▶ **Short problem**
Reproduce the listing below in full and without alteration, apart from its pictures.

- - - - - - -

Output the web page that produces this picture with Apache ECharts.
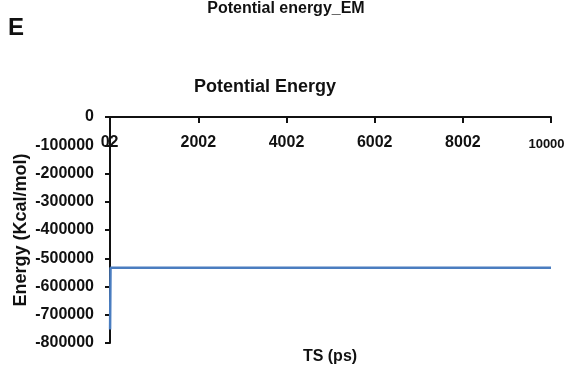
<!DOCTYPE html>
<html>
<head>
<meta charset="utf-8">
<title>Potential energy_EM</title>
<script src="https://cdn.jsdelivr.net/npm/echarts@6/dist/echarts.min.js"></script>
<style>
  html, body { margin: 0; padding: 0; background: #ffffff; }
  #chart { width: 570px; height: 369px; }
</style>
</head>
<body>
<div id="chart"></div>
<script>
// Time steps (ps) and potential energy (kcal/mol) of the minimisation run
const timeSteps = [2, 12, 502, 1002, 2002, 3002, 4002, 5002, 6002, 7002, 8002, 9002, 10000];
const energy = [-752000, -533600, -533500, -533600, -533500, -533600, -533500, -533600, -533500, -533600, -533500, -533600, -533500];

// Axis tick positions and labels
const xTickValues = [2002, 4002, 6002, 8002, 10000];
const xLabelValues = [2, 2002, 4002, 6002, 8002, 10000];
const yMin = -800000;
const yMax = 0;
const yStep = 100000;

const FONT = '"Liberation Sans", Arial, sans-serif';
const INK = '#111111';

const chart = echarts.init(document.getElementById('chart'), null, { renderer: 'canvas' });

chart.setOption({
  backgroundColor: '#ffffff',
  animation: false,
  grid: { left: 110, right: 19, top: 117, bottom: 26, containLabel: false, outerBoundsMode: 'none' },
  xAxis: {
    type: 'value',
    position: 'top',
    min: 0,
    max: 10000,
    axisLine: { show: true, onZero: false, lineStyle: { color: INK, width: 2 } },
    axisTick: { show: true, inside: true, customValues: xTickValues, length: 6, lineStyle: { color: INK, width: 2 } },
    splitLine: { show: false },
    axisLabel: {
      inside: true,
      customValues: xLabelValues,
      showMinLabel: true,
      showMaxLabel: true,
      hideOverlap: false,
      margin: 18,
      color: INK,
      fontFamily: FONT,
      fontWeight: 'bold',
      fontSize: 16,
      formatter: function (v) {
        // the first category carries both the "0" and the "2" start marks
        if (v === 2) return '{lo|02}';
        if (v === 10000) return '{end|10000}';
        return String(v);
      },
      rich: {
        lo: { fontFamily: FONT, fontWeight: 'bold', fontSize: 16, color: INK, padding: [0, 1, 0, 0] },
        end: { fontFamily: FONT, fontWeight: 'bold', fontSize: 13, color: INK, padding: [3, 9, 0, 0] }
      }
    }
  },
  yAxis: {
    type: 'value',
    min: yMin,
    max: yMax,
    interval: yStep,
    name: 'Energy (Kcal/mol)',
    nameLocation: 'middle',
    nameRotate: 90,
    nameGap: 80,
    nameMoveOverlap: false,
    nameTextStyle: { color: INK, fontFamily: FONT, fontWeight: 'bold', fontSize: 18 },
    axisLine: { show: true, lineStyle: { color: INK, width: 2 } },
    axisTick: { show: true, length: 5, lineStyle: { color: INK, width: 2 } },
    splitLine: { show: false },
    axisLabel: {
      margin: 16,
      color: INK,
      fontFamily: FONT,
      fontWeight: 'bold',
      fontSize: 16,
      formatter: function (v) { return String(v); }
    }
  },
  series: [{
    type: 'line',
    data: timeSteps.map((t, i) => [t, energy[i]]),
    showSymbol: false,
    symbol: 'none',
    lineStyle: { color: '#4a7dc0', width: 2.5 },
    z: 1
  }],
  graphic: [
    { type: 'text', left: 8, top: 16, style: { text: 'E', font: 'bold 24px ' + FONT, fill: INK } },
    { type: 'text', x: 286, y: 9, style: { text: 'Potential energy_EM', font: 'bold 16px ' + FONT, fill: INK, align: 'center', verticalAlign: 'middle' } },
    { type: 'text', x: 265, y: 87, style: { text: 'Potential Energy', font: 'bold 18px ' + FONT, fill: INK, align: 'center', verticalAlign: 'middle' } },
    { type: 'text', x: 330, y: 357, style: { text: 'TS (ps)', font: 'bold 16px ' + FONT, fill: INK, align: 'center', verticalAlign: 'middle' } }
  ]
});
</script>
</body>
</html>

- - - - - - -

▶ **Solved exercise**
Output the web page that produces this picture with Apache ECharts.
<!DOCTYPE html>
<html>
<head>
<meta charset="utf-8">
<title>Potential energy_EM</title>
<script src="https://cdn.jsdelivr.net/npm/echarts@6/dist/echarts.min.js"></script>
<style>
  html, body { margin: 0; padding: 0; background: #ffffff; }
  #chart { width: 570px; height: 369px; }
</style>
</head>
<body>
<div id="chart"></div>
<script>
// Time steps (ps) and potential energy (kcal/mol) of the minimisation run
const timeSteps = [2, 12, 502, 1002, 2002, 3002, 4002, 5002, 6002, 7002, 8002, 9002, 10000];
const energy = [-752000, -533600, -533500, -533600, -533500, -533600, -533500, -533600, -533500, -533600, -533500, -533600, -533500];

// Axis tick positions and labels
const xTickValues = [2002, 4002, 6002, 8002, 10000];
const xLabelValues = [2, 2002, 4002, 6002, 8002, 10000];
const yMin = -800000;
const yMax = 0;
const yStep = 100000;

const FONT = '"Liberation Sans", Arial, sans-serif';
const INK = '#111111';

const chart = echarts.init(document.getElementById('chart'), null, { renderer: 'canvas' });

chart.setOption({
  backgroundColor: '#ffffff',
  animation: false,
  grid: { left: 110, right: 19, top: 117, bottom: 26, containLabel: false, outerBoundsMode: 'none' },
  xAxis: {
    type: 'value',
    position: 'top',
    min: 0,
    max: 10000,
    axisLine: { show: true, onZero: false, lineStyle: { color: INK, width: 2 } },
    axisTick: { show: true, inside: true, customValues: xTickValues, length: 6, lineStyle: { color: INK, width: 2 } },
    splitLine: { show: false },
    axisLabel: {
      inside: true,
      customValues: xLabelValues,
      showMinLabel: true,
      showMaxLabel: true,
      hideOverlap: false,
      margin: 18,
      color: INK,
      fontFamily: FONT,
      fontWeight: 'bold',
      fontSize: 16,
      formatter: function (v) {
        // the first category carries both the "0" and the "2" start marks
        if (v === 2) return '{lo|02}';
        if (v === 10000) return '{end|10000}';
        return String(v);
      },
      rich: {
        lo: { fontFamily: FONT, fontWeight: 'bold', fontSize: 16, color: INK, padding: [0, 1, 0, 0] },
        end: { fontFamily: FONT, fontWeight: 'bold', fontSize: 13, color: INK, padding: [3, 9, 0, 0] }
      }
    }
  },
  yAxis: {
    type: 'value',
    min: yMin,
    max: yMax,
    interval: yStep,
    name: 'Energy (Kcal/mol)',
    nameLocation: 'middle',
    nameRotate: 90,
    nameGap: 80,
    nameMoveOverlap: false,
    nameTextStyle: { color: INK, fontFamily: FONT, fontWeight: 'bold', fontSize: 18 },
    axisLine: { show: true, lineStyle: { color: INK, width: 2 } },
    axisTick: { show: true, length: 5, lineStyle: { color: INK, width: 2 } },
    splitLine: { show: false },
    axisLabel: {
      margin: 16,
      color: INK,
      fontFamily: FONT,
      fontWeight: 'bold',
      fontSize: 16,
      formatter: function (v) { return String(v); }
    }
  },
  series: [{
    type: 'line',
    data: timeSteps.map((t, i) => [t, energy[i]]),
    showSymbol: false,
    symbol: 'none',
    lineStyle: { color: '#4a7dc0', width: 2.5 },
    z: 1
  }],
  graphic: [
    { type: 'text', left: 8, top: 16, style: { text: 'E', font: 'bold 24px ' + FONT, fill: INK } },
    { type: 'text', x: 286, y: 9, style: { text: 'Potential energy_EM', font: 'bold 16px ' + FONT, fill: INK, align: 'center', verticalAlign: 'middle' } },
    { type: 'text', x: 265, y: 87, style: { text: 'Potential Energy', font: 'bold 18px ' + FONT, fill: INK, align: 'center', verticalAlign: 'middle' } },
    { type: 'text', x: 330, y: 357, style: { text: 'TS (ps)', font: 'bold 16px ' + FONT, fill: INK, align: 'center', verticalAlign: 'middle' } }
  ]
});
</script>
</body>
</html>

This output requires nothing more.